Most Common Blood Type?

You can figure this out on Google in .20 seconds. I know. I did it. It’s O+.

The fact that I searched for this begs the question…why? Shouldn’t I know this?

*ahem*…blush. Pretty much, yeah. I should know it and in fact once I read it, I remembered that I knew it. Can I prove that? Nope. But once upon a time – according to me – I really did know that without Google’s help.

What I DO still know is what blood type O+ means. The O signifies one of 4 major blood groups: A, B, AB and O. What does it mean to be one type or another? Really it’s a description of the type of protein on the exterior of human red blood cells. Imagine a smooth, red balloon. Smooooooooth. Ok. Got it? That’s NOT how it looks.

rbc1.jpgFirst, imagine pushing into the balloon with both fists at equal points from each other (as in, the north end and the south end) to the point where both fists are almost touching through the balloon.

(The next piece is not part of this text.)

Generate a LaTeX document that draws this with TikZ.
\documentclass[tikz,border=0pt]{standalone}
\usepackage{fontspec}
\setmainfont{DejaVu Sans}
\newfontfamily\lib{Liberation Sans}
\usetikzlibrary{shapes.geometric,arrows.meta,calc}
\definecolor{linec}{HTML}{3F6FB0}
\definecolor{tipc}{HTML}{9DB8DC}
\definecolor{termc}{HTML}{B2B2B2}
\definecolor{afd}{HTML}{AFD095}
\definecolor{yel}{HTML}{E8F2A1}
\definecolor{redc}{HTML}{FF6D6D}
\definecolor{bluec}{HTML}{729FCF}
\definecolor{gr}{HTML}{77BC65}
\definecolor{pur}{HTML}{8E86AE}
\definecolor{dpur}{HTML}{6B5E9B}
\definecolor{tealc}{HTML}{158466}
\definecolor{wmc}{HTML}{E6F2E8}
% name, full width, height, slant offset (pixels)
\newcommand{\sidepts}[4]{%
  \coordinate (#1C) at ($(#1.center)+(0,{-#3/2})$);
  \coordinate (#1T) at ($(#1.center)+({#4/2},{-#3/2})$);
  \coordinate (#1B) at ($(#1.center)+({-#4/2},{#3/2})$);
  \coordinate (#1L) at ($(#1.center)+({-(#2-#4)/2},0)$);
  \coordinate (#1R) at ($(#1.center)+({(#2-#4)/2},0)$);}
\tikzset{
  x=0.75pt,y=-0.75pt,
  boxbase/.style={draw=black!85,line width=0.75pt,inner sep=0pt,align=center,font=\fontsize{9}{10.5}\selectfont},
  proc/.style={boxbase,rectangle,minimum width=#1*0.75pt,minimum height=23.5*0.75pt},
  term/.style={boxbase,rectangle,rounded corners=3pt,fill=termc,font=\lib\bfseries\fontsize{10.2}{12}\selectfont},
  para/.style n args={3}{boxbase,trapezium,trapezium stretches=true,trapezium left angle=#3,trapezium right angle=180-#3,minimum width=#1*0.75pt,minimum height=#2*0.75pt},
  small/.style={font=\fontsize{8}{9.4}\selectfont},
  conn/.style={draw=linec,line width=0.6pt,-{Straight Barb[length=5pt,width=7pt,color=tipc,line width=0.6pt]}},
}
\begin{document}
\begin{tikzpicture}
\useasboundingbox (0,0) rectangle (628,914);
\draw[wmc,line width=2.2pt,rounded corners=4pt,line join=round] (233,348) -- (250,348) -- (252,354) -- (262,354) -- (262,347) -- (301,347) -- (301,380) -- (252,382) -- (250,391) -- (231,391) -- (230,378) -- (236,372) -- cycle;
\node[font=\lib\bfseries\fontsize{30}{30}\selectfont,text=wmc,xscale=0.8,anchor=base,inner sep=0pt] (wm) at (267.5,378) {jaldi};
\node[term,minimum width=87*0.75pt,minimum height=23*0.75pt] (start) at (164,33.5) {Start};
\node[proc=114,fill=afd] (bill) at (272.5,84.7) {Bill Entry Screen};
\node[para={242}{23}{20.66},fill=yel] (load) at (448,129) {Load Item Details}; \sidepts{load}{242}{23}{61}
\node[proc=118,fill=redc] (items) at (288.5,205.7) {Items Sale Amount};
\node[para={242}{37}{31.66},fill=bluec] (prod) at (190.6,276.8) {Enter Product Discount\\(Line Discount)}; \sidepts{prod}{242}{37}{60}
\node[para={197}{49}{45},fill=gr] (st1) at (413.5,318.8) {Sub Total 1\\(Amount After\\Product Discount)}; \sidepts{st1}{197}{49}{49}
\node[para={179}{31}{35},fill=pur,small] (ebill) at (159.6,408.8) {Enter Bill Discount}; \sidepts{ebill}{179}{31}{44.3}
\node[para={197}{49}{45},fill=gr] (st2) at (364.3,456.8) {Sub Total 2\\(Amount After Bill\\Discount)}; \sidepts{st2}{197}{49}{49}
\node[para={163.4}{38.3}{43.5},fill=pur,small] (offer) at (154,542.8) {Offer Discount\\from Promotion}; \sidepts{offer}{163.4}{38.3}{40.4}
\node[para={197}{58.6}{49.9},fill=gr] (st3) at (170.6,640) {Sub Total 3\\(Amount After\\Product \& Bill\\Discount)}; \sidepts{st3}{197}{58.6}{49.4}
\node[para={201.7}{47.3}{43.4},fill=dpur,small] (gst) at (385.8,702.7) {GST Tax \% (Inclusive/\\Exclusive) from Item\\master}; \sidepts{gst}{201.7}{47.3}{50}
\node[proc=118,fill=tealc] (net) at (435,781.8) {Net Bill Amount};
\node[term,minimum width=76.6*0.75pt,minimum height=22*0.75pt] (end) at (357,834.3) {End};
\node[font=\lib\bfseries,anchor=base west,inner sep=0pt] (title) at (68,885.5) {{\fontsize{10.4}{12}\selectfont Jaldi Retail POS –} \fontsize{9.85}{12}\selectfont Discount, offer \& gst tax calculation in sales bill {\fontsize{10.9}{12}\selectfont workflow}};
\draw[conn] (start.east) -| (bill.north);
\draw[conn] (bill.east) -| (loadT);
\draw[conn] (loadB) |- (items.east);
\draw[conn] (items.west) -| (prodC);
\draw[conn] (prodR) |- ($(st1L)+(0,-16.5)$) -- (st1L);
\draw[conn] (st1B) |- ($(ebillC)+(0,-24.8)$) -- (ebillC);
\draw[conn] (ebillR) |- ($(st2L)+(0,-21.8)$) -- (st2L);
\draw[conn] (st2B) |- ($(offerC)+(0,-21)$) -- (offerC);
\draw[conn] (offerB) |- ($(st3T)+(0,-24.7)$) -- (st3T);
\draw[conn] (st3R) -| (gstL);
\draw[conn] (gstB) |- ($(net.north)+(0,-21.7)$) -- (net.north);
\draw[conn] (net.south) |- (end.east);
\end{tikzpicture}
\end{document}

Now you have a better idea of the shape of a blood cell (if you haven’t noticed the HUGE red picture next door). Now imagine buh-jillions of antennas, scaffolding and twisted metal extending from the surface of the balloon. THAT’S what it looks like. You just don’t see them because they’re small and most pics (again, next door) don’t show them.

Of those things sticking out of the balloon, the most important are these two big ones…aptly named A and B. Think of it like the city of Paris – lots of buildings everywhere – with a big Eieffel Tower sticking up higher than all of them. Some balloons have one tower (A). Some have a different one (B). Some have both (AB). Then there’s one that doesn’t have any, which is called O just for fun.

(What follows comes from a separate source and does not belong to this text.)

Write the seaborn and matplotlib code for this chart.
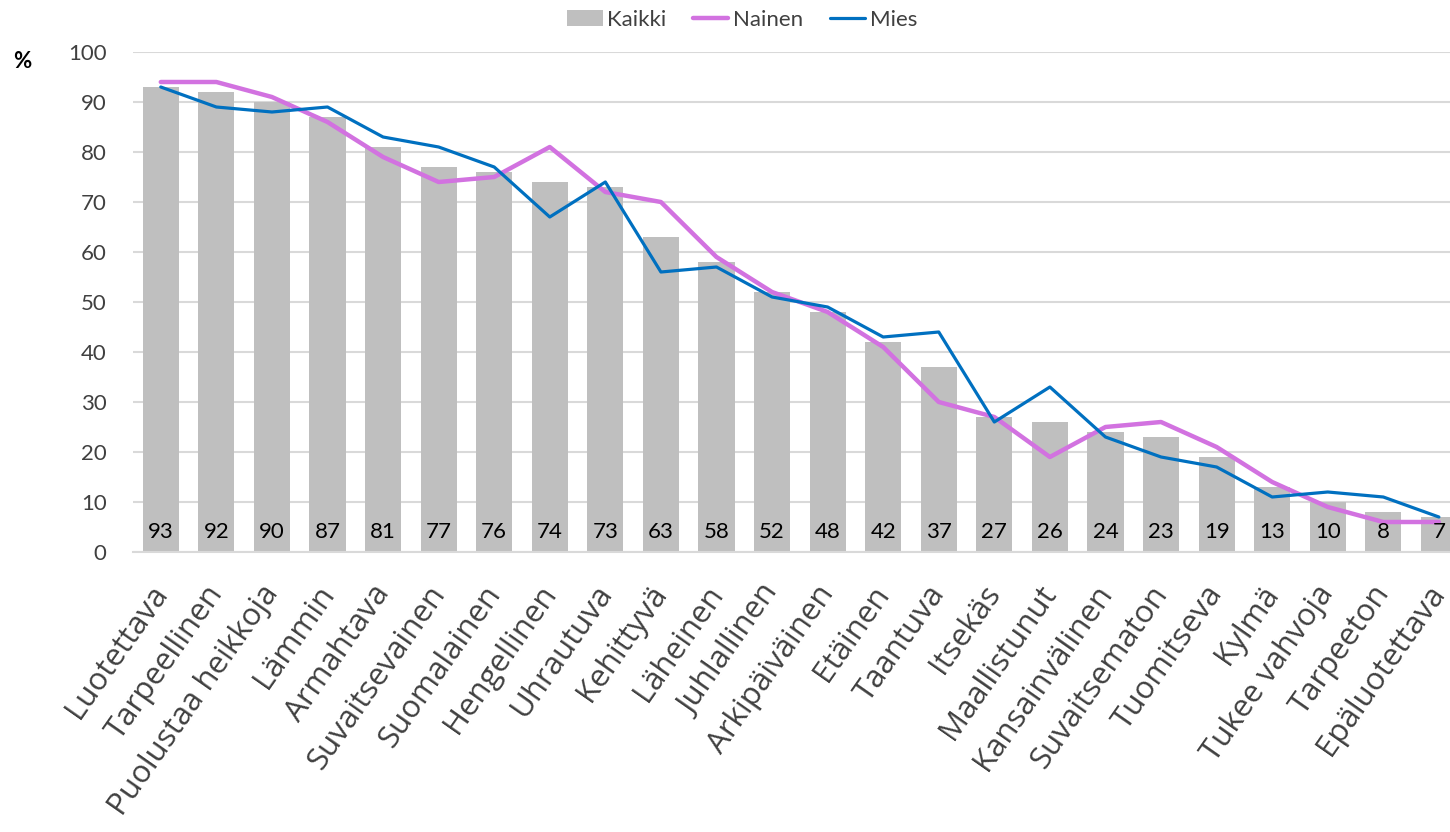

There’s another important thing sticking out of the cell. It’s either there or it isn’t. If it’s there, you’re +. If not, you’re -.

A little-known fact is that there’s all those other proteins (buildings in Paris, if you’re still traipsing through the analogy) that only sorta matter to practical health issues. The fact is that your immune system gets REALLY annoyed at the A’s, B’s and +’s if it’s never seen them before. It doesn’t care about the other “buildings” – they may cause a fever or turn your pee dark for a few days. But if you get blood cells that have A, B, or + antenne on them, your immune system will attack them, kill them, and make you really sick. It’s can be especially tragic if it happens in a baby. But the other buildings don’t really matter to anyone but PhD’s. There’s all kinds of them, all with names and designations that nobody cares about (although there is one protein called the “Lutheran” protein which, in my opinion, puts a whole new spin on the predestination thing).

So the most common blood type is O+. People who have O+ have immune systems that don’t like blood with A, B or AB proteins. However, they don’t care if that blood is + or -. So, if you your goal in life is to donate blood, you want to have blood type O-. This type of blood is the Switzerland of red blood cells. Everybody gets along with it because it has no important proteins to attack. If, on the other hand, you spend most of your time in high-velocity situations and the potential for massive blood loss is looming in your future, you’d like to be of type AB+. This means your immune system has seen it all – the Moll Flanders of immune systems (been around the block, if you will). O- is therefore the “Universal Donor”, meaning it is appropriate for Klingons, Wookies and all Earthlings. AB+ is the “Universal Recipient”, meaning they can take blood from all the people that the Universal Donor just gave to.

Finally, I just learned from the pediatric cancer docs that you can completely change a person’s blood type by irradiating their bone marrow until it’s all dead, then transplanting from a donor with a different blood type. Thus, if you want to commune with the universe, consider one of these two blood types. Otherwise, you’re just boring and complicated like the rest of us.